Project Aims

The project seeks to raise social awareness of the importance of water as a vital natural resource and as a key symbolic element - one that is deeply interwoven into the core of our continued meaningful existence and survival as humans. In turn, this attends our primary project goal: to clearly illustrate why and how water in all its myriad forms is a natural resource that has to be cherished and protected.

University of Pretoria Water Stories

Waterstories is a collaborative, three year community engagement project jointly organised by the division of Fine Art (University of Pretoria) and the Nirox Foundation in the Cradle of Humankind South Africa.

For the duration of the project (2024-2026) the third year Fine Art Students of the University of Pretoria will work with the local, semi-rural communities in and around the Nirox Foundation in order to give artistic form to the vital and highly varied role that water plays in their lives.

Together with members of the community (and with the assistance of experts or local community leaders as relevant) the students will explore various personal, scientific, cultural and practical properties of water. They will then collectively produce books that showcase the outcomes of this collaborative artistic investigation such as artworks, poems, performances, talks and workshops.

Each student will also be expected to write an academic essay upon completion of the project detailing the process in a self-reflective, scholarly manner. The students will be expected to hand in three self-reflective reports during the course of the project. These materials (books, essays and reports) will, in modified form, also form part of a larger (open access) water archive to be kept at the Nirox Foundation for future study and further public dissemination.
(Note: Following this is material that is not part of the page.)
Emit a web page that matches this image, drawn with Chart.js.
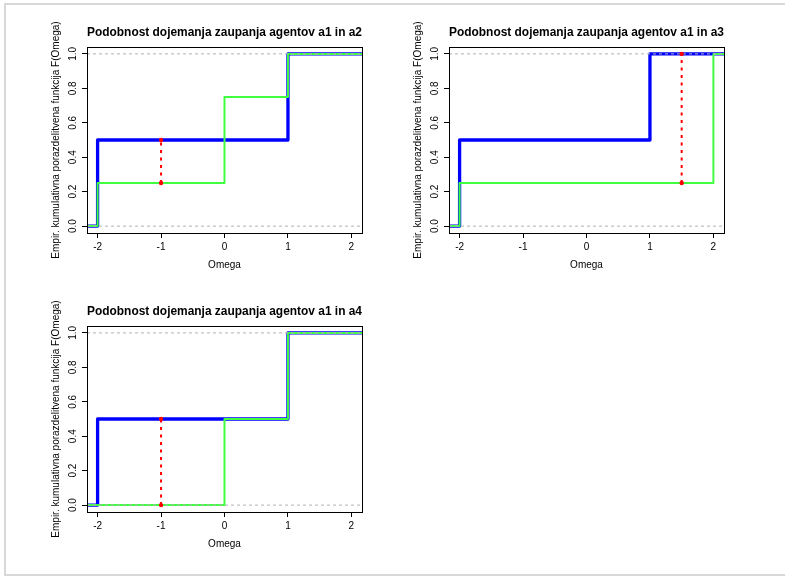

The water archive will become a repository of the meaningful role(s) and function(s) of water in the local community. However given the particular context within which the project takes place (Nirox Foundation, The Cradle of Humankind) the project will have greater significance and impact. The project responds to the following identified needs:

The primary natural water supply of the Cradle of Humankind, the Bloubankspruit is currently polluted so that it threatens the ecosystem of the entire region - including the numerous cave system that preserve the anthropological records of early hominids, the ground water and finally the Hartebeestpoort Dam where it culminates.

Project Outcomes

Conceive and successfully complete a collaborative arts community engagement project at the NIROX Foundation. This will be achieved by way of group/ individual consultations with the project participants at NIROX & by workshopping ideas, concepts and relevant artistic practices in class. During the week-long site visits at Nirox students are expected to become familiar with the individuals they have been assigned to; engage in a reciprocal process of creative thinking and problem solving; and finally conceive a successful collaborative outcome on site at the community space. Students must thoroughly document this process in a variety of ways including photographic, video documentation, sound clips.